### Stated problem:
Copy the entries below exactly. Images do not belong in the copy.

===== Raw data =====

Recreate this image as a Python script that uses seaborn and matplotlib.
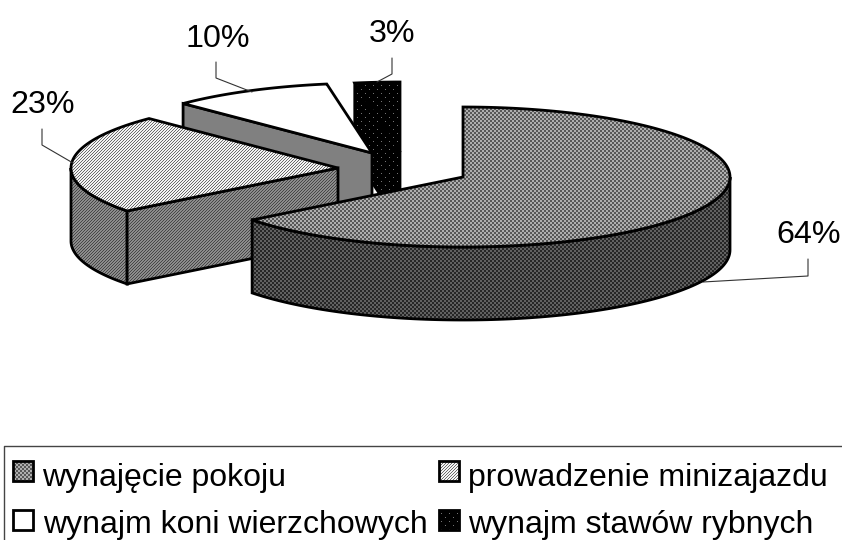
import numpy as np
import matplotlib
matplotlib.use("Agg")
import matplotlib.pyplot as plt
from matplotlib.patches import Polygon
import seaborn as sns

# --- data ---
categories = ["wynajęcie pokoju", "prowadzenie minizajazdu",
              "wynajm koni wierzchowych", "wynajm stawów rybnych"]
shares = [64.49, 23.0, 9.8, 2.71]

# --- layout ---
W, H = 842, 540
RX, RY, DEPTH = 267, 70, 73
apexes = [(463, 177), (338, 168), (372, 153), (400, 152)]
label_pos = [(776, 243), (10, 113), (185, 47), (369, 42)]
leaders = [[(703, 282), (808, 276), (808, 259)],
           [(73, 163), (42, 145), (42, 129)],
           [(252, 92), (216, 78), (216, 62)],
           [(377, 82), (392, 74), (392, 58)]]
legend_swatch = [(13, 461), (439, 461), (13, 510), (439, 510)]
legend_text = [(42, 486), (468, 486), (43, 533), (468, 533)]
LW = 2.0

sns.set_theme(style="white")
plt.rcParams["font.family"] = ["Liberation Sans", "DejaVu Sans"]

fig = plt.figure(figsize=(W / 100, H / 100), dpi=100)
ax = fig.add_axes([0, 0, 1, 1])


def pattern(tile):
    t = np.array(tile, dtype=float)
    ny, nx = H // t.shape[0] + 1, W // t.shape[1] + 1
    return np.tile(t, (ny, nx))[:H, :W]


def checker(a, b):
    return [[a, a, b, b], [a, a, b, b], [b, b, a, a], [b, b, a, a]]


def diagonal(a, b):
    return [[a, a, b], [a, b, a], [b, a, a]]


P_TOP = pattern(checker(.68, .34))
P_SIDE = pattern(checker(.38, .15))
P_LIGHT_TOP = pattern(diagonal(.95, .42))
P_LIGHT_SIDE = pattern(diagonal(.55, .28))
P_WHITE = pattern([[1.0]])
P_GREY = pattern([[.5]])
black_tile = np.zeros((8, 8))
black_tile[1, 1] = black_tile[5, 5] = .45
P_BLACK = pattern(black_tile)

styles = [
    dict(top=P_TOP, side=P_SIDE, cut=None),
    dict(top=P_LIGHT_TOP, side=P_LIGHT_SIDE, cut=P_LIGHT_SIDE),
    dict(top=P_WHITE, side=P_WHITE, cut=P_GREY),
    dict(top=P_BLACK, side=P_BLACK, cut=P_BLACK),
]
swatch_fill = [P_TOP, P_LIGHT_TOP, P_WHITE, P_BLACK]


def fill(pts, img, z):
    patch = Polygon(pts, closed=True, facecolor="none", edgecolor="black",
                    linewidth=LW, joinstyle="miter", zorder=z + .1)
    ax.add_patch(patch)
    im = ax.imshow(img, extent=(0, W, H, 0), cmap="gray", vmin=0, vmax=1,
                   interpolation="nearest", aspect="auto", zorder=z)
    im.set_clip_path(patch)


def rim(c, t):
    t = np.radians(t)
    return np.column_stack([c[0] + RX * np.sin(t), c[1] - RY * np.cos(t)])


edges = np.concatenate([[0], np.cumsum(shares)]) * 3.6
# draw from the back slice to the front slice
for i in [3, 2, 1, 0]:
    c, t0, t1 = apexes[i], edges[i], edges[i + 1]
    z = 10 * (4 - i)
    st = styles[i]
    # outer wall, only the part facing the viewer
    a, b = max(t0, 90), min(t1, 270)
    if a < b:
        arc = rim(c, np.linspace(a, b, 120))
        wall = np.vstack([arc, (arc + [0, DEPTH])[::-1]])
        fill(wall, st["side"], z)
    # cut wall facing the viewer
    if st["cut"] is not None:
        p = rim(c, np.array([t0]))[0]
        cut = [c, p, p + [0, DEPTH], np.array(c) + [0, DEPTH]]
        fill(cut, st["cut"], z + 1)
    # top surface
    top = np.vstack([[c], rim(c, np.linspace(t0, t1, 200))])
    fill(top, st["top"], z + 2)

for share, pos, line in zip(shares, label_pos, leaders):
    ax.text(pos[0], pos[1], f"{round(share)}%", fontsize=23.2, color="black",
            ha="left", va="baseline", zorder=60)
    xs, ys = zip(*line)
    ax.plot(xs, ys, color="#333333", lw=0.8, zorder=5 if line is leaders[0] else 55)

# legend
ax.plot([4, 4, W], [H, 446, 446], color="#444444", lw=1.0, zorder=60)
for name, sw, tx, img in zip(categories, legend_swatch, legend_text, swatch_fill):
    x, y = sw
    fill([(x, y), (x + 20, y), (x + 20, y + 20), (x, y + 20)], img, 70)
    ax.text(tx[0], tx[1], name, fontsize=23.0, color="black",
            ha="left", va="baseline", zorder=75)

ax.set_xlim(0, W)
ax.set_ylim(H, 0)
ax.set_axis_off()
sns.despine(ax=ax, left=True, bottom=True)
fig.savefig("out.png", dpi=100, facecolor="white")
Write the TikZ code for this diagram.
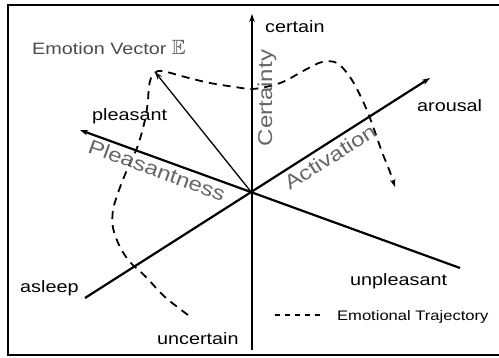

=====

### Response to this exercise:
Recreate this image as a Python script that uses seaborn and matplotlib.
import numpy as np
import matplotlib
matplotlib.use("Agg")
import matplotlib.pyplot as plt
from matplotlib.patches import Polygon
import seaborn as sns

# --- data ---
categories = ["wynajęcie pokoju", "prowadzenie minizajazdu",
              "wynajm koni wierzchowych", "wynajm stawów rybnych"]
shares = [64.49, 23.0, 9.8, 2.71]

# --- layout ---
W, H = 842, 540
RX, RY, DEPTH = 267, 70, 73
apexes = [(463, 177), (338, 168), (372, 153), (400, 152)]
label_pos = [(776, 243), (10, 113), (185, 47), (369, 42)]
leaders = [[(703, 282), (808, 276), (808, 259)],
           [(73, 163), (42, 145), (42, 129)],
           [(252, 92), (216, 78), (216, 62)],
           [(377, 82), (392, 74), (392, 58)]]
legend_swatch = [(13, 461), (439, 461), (13, 510), (439, 510)]
legend_text = [(42, 486), (468, 486), (43, 533), (468, 533)]
LW = 2.0

sns.set_theme(style="white")
plt.rcParams["font.family"] = ["Liberation Sans", "DejaVu Sans"]

fig = plt.figure(figsize=(W / 100, H / 100), dpi=100)
ax = fig.add_axes([0, 0, 1, 1])


def pattern(tile):
    t = np.array(tile, dtype=float)
    ny, nx = H // t.shape[0] + 1, W // t.shape[1] + 1
    return np.tile(t, (ny, nx))[:H, :W]


def checker(a, b):
    return [[a, a, b, b], [a, a, b, b], [b, b, a, a], [b, b, a, a]]


def diagonal(a, b):
    return [[a, a, b], [a, b, a], [b, a, a]]


P_TOP = pattern(checker(.68, .34))
P_SIDE = pattern(checker(.38, .15))
P_LIGHT_TOP = pattern(diagonal(.95, .42))
P_LIGHT_SIDE = pattern(diagonal(.55, .28))
P_WHITE = pattern([[1.0]])
P_GREY = pattern([[.5]])
black_tile = np.zeros((8, 8))
black_tile[1, 1] = black_tile[5, 5] = .45
P_BLACK = pattern(black_tile)

styles = [
    dict(top=P_TOP, side=P_SIDE, cut=None),
    dict(top=P_LIGHT_TOP, side=P_LIGHT_SIDE, cut=P_LIGHT_SIDE),
    dict(top=P_WHITE, side=P_WHITE, cut=P_GREY),
    dict(top=P_BLACK, side=P_BLACK, cut=P_BLACK),
]
swatch_fill = [P_TOP, P_LIGHT_TOP, P_WHITE, P_BLACK]


def fill(pts, img, z):
    patch = Polygon(pts, closed=True, facecolor="none", edgecolor="black",
                    linewidth=LW, joinstyle="miter", zorder=z + .1)
    ax.add_patch(patch)
    im = ax.imshow(img, extent=(0, W, H, 0), cmap="gray", vmin=0, vmax=1,
                   interpolation="nearest", aspect="auto", zorder=z)
    im.set_clip_path(patch)


def rim(c, t):
    t = np.radians(t)
    return np.column_stack([c[0] + RX * np.sin(t), c[1] - RY * np.cos(t)])


edges = np.concatenate([[0], np.cumsum(shares)]) * 3.6
# draw from the back slice to the front slice
for i in [3, 2, 1, 0]:
    c, t0, t1 = apexes[i], edges[i], edges[i + 1]
    z = 10 * (4 - i)
    st = styles[i]
    # outer wall, only the part facing the viewer
    a, b = max(t0, 90), min(t1, 270)
    if a < b:
        arc = rim(c, np.linspace(a, b, 120))
        wall = np.vstack([arc, (arc + [0, DEPTH])[::-1]])
        fill(wall, st["side"], z)
    # cut wall facing the viewer
    if st["cut"] is not None:
        p = rim(c, np.array([t0]))[0]
        cut = [c, p, p + [0, DEPTH], np.array(c) + [0, DEPTH]]
        fill(cut, st["cut"], z + 1)
    # top surface
    top = np.vstack([[c], rim(c, np.linspace(t0, t1, 200))])
    fill(top, st["top"], z + 2)

for share, pos, line in zip(shares, label_pos, leaders):
    ax.text(pos[0], pos[1], f"{round(share)}%", fontsize=23.2, color="black",
            ha="left", va="baseline", zorder=60)
    xs, ys = zip(*line)
    ax.plot(xs, ys, color="#333333", lw=0.8, zorder=5 if line is leaders[0] else 55)

# legend
ax.plot([4, 4, W], [H, 446, 446], color="#444444", lw=1.0, zorder=60)
for name, sw, tx, img in zip(categories, legend_swatch, legend_text, swatch_fill):
    x, y = sw
    fill([(x, y), (x + 20, y), (x + 20, y + 20), (x, y + 20)], img, 70)
    ax.text(tx[0], tx[1], name, fontsize=23.0, color="black",
            ha="left", va="baseline", zorder=75)

ax.set_xlim(0, W)
ax.set_ylim(H, 0)
ax.set_axis_off()
sns.despine(ax=ax, left=True, bottom=True)
fig.savefig("out.png", dpi=100, facecolor="white")
Write the TikZ code for this diagram.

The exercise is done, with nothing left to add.